>> begin INPUT FOR THIS TASK
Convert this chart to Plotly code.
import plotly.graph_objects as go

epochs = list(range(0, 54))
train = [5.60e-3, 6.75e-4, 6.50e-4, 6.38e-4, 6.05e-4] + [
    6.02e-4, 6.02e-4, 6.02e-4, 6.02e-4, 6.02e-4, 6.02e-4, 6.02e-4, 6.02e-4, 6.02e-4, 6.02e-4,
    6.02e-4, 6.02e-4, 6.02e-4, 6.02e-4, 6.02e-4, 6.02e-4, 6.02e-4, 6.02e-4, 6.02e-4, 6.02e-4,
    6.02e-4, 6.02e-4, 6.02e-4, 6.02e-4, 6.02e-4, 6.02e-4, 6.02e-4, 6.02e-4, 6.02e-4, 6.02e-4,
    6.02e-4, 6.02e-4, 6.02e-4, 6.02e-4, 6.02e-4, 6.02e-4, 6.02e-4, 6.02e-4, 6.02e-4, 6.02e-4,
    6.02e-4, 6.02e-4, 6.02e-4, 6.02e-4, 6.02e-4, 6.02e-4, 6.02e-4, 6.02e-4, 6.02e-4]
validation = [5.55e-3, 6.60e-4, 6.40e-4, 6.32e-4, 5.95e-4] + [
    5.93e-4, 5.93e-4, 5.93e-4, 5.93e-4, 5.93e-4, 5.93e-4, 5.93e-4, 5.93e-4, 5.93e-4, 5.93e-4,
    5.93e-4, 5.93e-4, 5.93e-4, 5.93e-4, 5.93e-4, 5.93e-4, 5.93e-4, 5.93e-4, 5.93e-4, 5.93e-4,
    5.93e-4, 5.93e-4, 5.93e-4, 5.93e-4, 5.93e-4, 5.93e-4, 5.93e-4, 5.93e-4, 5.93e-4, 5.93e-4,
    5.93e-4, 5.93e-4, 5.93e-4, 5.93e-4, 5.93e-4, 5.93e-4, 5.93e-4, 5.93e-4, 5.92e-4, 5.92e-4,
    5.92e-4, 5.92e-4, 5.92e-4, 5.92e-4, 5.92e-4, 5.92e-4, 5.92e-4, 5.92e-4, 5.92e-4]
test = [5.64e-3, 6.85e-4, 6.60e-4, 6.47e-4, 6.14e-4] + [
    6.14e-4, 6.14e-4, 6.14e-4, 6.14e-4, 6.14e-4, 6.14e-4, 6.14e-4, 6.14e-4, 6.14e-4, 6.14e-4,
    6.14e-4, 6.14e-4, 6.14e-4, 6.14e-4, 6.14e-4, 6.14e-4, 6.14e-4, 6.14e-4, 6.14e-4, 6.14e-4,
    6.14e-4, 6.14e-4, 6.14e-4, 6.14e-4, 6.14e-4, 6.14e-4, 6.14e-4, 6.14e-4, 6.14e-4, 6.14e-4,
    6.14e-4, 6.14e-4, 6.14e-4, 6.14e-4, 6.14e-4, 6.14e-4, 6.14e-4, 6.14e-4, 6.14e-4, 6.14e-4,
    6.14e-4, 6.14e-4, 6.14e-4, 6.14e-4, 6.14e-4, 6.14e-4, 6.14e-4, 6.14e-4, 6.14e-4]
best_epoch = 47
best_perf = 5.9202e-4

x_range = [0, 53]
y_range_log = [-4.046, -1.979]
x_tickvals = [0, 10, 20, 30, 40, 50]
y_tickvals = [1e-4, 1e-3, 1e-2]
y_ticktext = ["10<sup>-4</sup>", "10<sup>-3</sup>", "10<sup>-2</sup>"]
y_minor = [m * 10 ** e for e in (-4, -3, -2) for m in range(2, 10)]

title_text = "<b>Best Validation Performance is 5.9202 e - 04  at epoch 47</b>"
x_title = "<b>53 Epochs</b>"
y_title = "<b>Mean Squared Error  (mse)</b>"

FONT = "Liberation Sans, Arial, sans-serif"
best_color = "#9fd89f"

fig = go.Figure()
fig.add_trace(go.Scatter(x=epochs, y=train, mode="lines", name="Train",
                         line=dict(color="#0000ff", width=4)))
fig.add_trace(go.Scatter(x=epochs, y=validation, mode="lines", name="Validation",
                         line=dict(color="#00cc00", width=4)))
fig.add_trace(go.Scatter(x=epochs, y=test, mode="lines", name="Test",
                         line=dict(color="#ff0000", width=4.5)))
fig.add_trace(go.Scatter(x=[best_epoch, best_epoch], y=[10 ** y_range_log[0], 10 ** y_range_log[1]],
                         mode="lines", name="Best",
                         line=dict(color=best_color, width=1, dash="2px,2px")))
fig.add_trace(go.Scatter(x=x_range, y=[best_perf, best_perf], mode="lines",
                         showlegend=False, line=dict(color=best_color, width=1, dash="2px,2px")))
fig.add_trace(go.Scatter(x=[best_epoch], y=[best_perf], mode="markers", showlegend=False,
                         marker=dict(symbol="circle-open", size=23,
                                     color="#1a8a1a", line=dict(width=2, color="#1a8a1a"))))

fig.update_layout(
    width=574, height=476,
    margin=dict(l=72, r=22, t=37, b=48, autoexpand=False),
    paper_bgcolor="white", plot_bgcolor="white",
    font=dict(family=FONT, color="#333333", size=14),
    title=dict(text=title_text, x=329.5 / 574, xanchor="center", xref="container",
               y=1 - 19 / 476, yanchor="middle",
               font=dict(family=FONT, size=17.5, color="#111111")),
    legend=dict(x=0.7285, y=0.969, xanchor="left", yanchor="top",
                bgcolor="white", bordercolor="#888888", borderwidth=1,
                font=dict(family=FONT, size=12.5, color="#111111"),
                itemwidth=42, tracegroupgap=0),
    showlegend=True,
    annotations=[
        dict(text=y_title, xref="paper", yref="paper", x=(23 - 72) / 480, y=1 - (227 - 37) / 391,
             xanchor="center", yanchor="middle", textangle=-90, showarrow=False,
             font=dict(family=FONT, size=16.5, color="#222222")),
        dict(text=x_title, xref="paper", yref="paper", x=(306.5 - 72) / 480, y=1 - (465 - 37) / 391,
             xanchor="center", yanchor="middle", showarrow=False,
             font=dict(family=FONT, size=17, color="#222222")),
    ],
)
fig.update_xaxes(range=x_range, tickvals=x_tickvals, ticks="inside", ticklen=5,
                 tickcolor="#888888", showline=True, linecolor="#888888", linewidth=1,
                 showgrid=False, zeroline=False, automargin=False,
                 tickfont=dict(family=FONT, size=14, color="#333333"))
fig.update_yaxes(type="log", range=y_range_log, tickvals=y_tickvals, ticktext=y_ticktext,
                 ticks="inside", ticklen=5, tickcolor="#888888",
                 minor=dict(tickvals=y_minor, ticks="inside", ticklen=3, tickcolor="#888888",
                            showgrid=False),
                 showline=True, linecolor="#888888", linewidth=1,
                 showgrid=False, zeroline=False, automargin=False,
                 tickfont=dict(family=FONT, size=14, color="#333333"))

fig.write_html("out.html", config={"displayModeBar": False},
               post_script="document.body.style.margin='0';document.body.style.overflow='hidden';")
>> end INPUT FOR THIS TASK
>> begin INPUT FOR THIS TASK
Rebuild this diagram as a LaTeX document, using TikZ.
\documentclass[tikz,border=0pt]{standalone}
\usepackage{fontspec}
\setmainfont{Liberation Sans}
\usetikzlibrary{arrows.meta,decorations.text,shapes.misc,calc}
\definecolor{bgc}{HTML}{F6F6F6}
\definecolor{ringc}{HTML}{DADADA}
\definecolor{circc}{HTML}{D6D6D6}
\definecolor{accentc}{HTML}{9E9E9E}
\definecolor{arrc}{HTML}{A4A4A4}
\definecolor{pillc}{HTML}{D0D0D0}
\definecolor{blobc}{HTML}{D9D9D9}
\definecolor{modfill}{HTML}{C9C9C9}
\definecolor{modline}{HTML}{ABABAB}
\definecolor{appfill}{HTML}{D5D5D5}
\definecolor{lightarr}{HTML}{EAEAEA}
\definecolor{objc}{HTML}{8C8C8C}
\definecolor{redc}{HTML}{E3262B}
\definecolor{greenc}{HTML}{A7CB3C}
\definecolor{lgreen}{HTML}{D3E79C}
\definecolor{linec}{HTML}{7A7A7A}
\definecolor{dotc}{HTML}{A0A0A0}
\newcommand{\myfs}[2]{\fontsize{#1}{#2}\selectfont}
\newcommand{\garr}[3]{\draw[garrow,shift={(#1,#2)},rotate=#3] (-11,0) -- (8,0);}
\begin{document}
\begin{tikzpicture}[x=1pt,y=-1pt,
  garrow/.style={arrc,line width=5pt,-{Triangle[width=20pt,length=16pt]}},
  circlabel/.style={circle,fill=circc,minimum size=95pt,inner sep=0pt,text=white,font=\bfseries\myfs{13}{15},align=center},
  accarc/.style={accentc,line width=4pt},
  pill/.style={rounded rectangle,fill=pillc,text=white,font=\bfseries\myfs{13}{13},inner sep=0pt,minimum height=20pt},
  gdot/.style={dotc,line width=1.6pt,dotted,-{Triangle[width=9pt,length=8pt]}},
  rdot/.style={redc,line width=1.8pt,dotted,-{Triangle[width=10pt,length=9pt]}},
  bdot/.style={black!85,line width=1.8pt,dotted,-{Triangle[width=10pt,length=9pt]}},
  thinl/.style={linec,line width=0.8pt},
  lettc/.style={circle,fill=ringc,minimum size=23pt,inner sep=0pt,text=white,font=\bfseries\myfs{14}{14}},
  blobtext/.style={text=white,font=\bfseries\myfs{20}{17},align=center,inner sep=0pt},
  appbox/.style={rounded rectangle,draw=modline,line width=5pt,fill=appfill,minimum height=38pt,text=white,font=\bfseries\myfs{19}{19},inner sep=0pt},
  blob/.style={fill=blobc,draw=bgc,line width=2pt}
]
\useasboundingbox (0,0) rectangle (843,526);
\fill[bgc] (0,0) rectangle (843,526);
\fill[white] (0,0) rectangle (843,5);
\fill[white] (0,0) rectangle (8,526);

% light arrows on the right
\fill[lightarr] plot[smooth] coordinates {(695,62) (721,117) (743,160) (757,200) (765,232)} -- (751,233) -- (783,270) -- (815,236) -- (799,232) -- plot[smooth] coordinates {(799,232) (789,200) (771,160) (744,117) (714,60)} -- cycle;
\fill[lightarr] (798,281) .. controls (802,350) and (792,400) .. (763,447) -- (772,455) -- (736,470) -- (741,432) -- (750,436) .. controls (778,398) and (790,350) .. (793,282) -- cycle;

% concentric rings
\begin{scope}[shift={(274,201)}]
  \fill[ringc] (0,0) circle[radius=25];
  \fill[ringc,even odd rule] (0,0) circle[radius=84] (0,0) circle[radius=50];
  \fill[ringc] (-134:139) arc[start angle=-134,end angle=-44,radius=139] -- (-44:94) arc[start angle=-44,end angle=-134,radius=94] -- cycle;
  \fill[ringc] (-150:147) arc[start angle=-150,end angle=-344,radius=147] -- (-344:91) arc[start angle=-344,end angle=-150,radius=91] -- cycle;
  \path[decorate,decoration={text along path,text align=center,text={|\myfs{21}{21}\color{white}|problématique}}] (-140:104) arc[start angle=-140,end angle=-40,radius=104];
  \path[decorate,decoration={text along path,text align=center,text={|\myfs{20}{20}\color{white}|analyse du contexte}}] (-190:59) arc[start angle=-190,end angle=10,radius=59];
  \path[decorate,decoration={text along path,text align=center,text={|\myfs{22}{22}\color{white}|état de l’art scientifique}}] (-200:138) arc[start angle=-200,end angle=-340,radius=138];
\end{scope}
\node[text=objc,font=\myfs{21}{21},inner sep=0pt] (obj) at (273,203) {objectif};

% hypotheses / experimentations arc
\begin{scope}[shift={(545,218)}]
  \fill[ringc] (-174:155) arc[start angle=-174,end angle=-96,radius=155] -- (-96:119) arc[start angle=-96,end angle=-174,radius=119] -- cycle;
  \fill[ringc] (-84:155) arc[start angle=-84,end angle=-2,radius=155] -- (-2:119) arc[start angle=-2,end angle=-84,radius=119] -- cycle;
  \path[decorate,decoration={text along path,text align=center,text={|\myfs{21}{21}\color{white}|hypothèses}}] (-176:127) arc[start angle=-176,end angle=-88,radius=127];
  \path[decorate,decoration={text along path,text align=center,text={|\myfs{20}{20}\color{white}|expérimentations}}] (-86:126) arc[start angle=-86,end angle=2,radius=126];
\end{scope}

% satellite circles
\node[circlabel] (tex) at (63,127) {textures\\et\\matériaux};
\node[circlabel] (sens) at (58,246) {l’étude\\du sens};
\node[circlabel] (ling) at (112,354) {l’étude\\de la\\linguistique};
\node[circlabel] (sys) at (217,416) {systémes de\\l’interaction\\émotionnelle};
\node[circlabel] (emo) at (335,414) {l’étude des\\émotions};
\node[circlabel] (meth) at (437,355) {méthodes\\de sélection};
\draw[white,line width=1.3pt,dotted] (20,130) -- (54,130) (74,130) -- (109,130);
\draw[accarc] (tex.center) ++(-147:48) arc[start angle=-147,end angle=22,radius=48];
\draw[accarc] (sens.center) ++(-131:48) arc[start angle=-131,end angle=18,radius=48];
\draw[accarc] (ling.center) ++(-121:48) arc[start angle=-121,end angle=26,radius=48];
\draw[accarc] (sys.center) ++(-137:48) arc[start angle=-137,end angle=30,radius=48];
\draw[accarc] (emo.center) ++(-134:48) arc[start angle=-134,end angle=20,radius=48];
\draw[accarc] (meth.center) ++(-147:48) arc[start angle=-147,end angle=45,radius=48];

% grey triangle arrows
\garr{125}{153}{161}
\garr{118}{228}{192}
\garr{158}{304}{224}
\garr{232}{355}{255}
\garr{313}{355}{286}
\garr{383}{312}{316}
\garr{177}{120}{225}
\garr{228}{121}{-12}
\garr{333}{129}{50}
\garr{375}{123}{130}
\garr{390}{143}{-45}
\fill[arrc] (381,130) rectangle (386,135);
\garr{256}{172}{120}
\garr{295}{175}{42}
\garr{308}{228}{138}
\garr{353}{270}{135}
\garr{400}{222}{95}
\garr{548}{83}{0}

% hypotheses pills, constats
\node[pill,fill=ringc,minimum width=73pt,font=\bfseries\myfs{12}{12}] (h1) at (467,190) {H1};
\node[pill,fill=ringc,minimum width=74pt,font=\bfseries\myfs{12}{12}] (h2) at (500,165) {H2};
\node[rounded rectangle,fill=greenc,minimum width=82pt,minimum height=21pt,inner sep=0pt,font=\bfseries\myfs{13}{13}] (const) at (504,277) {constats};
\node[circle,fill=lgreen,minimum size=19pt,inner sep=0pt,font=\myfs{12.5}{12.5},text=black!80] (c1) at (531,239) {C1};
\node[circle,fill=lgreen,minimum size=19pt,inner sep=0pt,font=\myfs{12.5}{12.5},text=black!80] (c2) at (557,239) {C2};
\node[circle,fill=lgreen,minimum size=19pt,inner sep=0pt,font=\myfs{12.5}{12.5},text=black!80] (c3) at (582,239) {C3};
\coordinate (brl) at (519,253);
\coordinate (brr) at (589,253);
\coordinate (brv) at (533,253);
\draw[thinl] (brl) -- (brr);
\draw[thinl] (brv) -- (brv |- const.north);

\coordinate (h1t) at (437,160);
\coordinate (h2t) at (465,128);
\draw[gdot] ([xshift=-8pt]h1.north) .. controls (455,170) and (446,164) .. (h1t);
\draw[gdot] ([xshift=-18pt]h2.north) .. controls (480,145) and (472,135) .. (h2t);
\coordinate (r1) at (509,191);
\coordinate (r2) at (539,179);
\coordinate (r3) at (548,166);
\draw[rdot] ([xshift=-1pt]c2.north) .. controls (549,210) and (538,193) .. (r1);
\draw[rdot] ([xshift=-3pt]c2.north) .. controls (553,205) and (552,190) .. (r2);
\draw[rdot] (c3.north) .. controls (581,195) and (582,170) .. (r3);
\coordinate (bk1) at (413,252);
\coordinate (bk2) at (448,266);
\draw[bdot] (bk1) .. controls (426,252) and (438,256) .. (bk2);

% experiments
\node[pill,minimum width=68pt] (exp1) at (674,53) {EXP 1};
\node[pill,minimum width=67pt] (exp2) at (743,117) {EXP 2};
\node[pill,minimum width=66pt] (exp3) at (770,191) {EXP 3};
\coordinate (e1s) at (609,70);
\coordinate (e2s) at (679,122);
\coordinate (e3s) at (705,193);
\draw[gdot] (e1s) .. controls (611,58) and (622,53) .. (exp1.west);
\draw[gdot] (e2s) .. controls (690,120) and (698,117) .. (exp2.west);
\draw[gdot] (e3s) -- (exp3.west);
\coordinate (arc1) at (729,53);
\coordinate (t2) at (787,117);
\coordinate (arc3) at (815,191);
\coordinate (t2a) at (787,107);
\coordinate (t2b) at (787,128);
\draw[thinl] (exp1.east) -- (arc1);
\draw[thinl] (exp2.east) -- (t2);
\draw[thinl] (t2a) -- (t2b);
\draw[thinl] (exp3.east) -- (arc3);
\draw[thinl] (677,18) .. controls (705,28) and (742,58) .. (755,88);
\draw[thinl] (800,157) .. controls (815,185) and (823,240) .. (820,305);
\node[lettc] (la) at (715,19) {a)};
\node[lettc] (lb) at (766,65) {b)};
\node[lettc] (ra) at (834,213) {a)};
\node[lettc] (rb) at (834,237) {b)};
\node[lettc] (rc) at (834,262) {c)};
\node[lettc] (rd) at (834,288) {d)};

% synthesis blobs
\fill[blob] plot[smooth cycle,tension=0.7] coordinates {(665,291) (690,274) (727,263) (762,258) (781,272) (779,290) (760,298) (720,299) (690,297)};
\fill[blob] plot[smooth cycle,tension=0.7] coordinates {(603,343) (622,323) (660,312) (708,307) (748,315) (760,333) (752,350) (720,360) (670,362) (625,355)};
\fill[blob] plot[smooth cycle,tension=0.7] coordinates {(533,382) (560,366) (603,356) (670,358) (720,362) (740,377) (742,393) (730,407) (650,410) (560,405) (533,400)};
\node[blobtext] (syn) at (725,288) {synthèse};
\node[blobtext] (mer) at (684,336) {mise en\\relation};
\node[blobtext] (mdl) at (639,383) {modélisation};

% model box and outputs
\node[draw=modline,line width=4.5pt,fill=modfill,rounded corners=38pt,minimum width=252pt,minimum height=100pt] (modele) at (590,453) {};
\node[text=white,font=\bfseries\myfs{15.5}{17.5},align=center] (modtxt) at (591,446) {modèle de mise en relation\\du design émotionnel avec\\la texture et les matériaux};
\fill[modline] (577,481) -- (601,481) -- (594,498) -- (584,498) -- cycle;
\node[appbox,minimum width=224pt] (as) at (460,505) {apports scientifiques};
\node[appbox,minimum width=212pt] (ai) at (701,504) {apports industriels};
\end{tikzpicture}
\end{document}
>> end INPUT FOR THIS TASK
• [TASK BRIEF]
Begin with the line containing "Convert this chart to Plotly code." and end with the line containing "import plotly.graph_objects as go"; repeat every line from start to finish exactly, and nothing outside them.

• [THE OUTPUT]
Convert this chart to Plotly code.
import plotly.graph_objects as go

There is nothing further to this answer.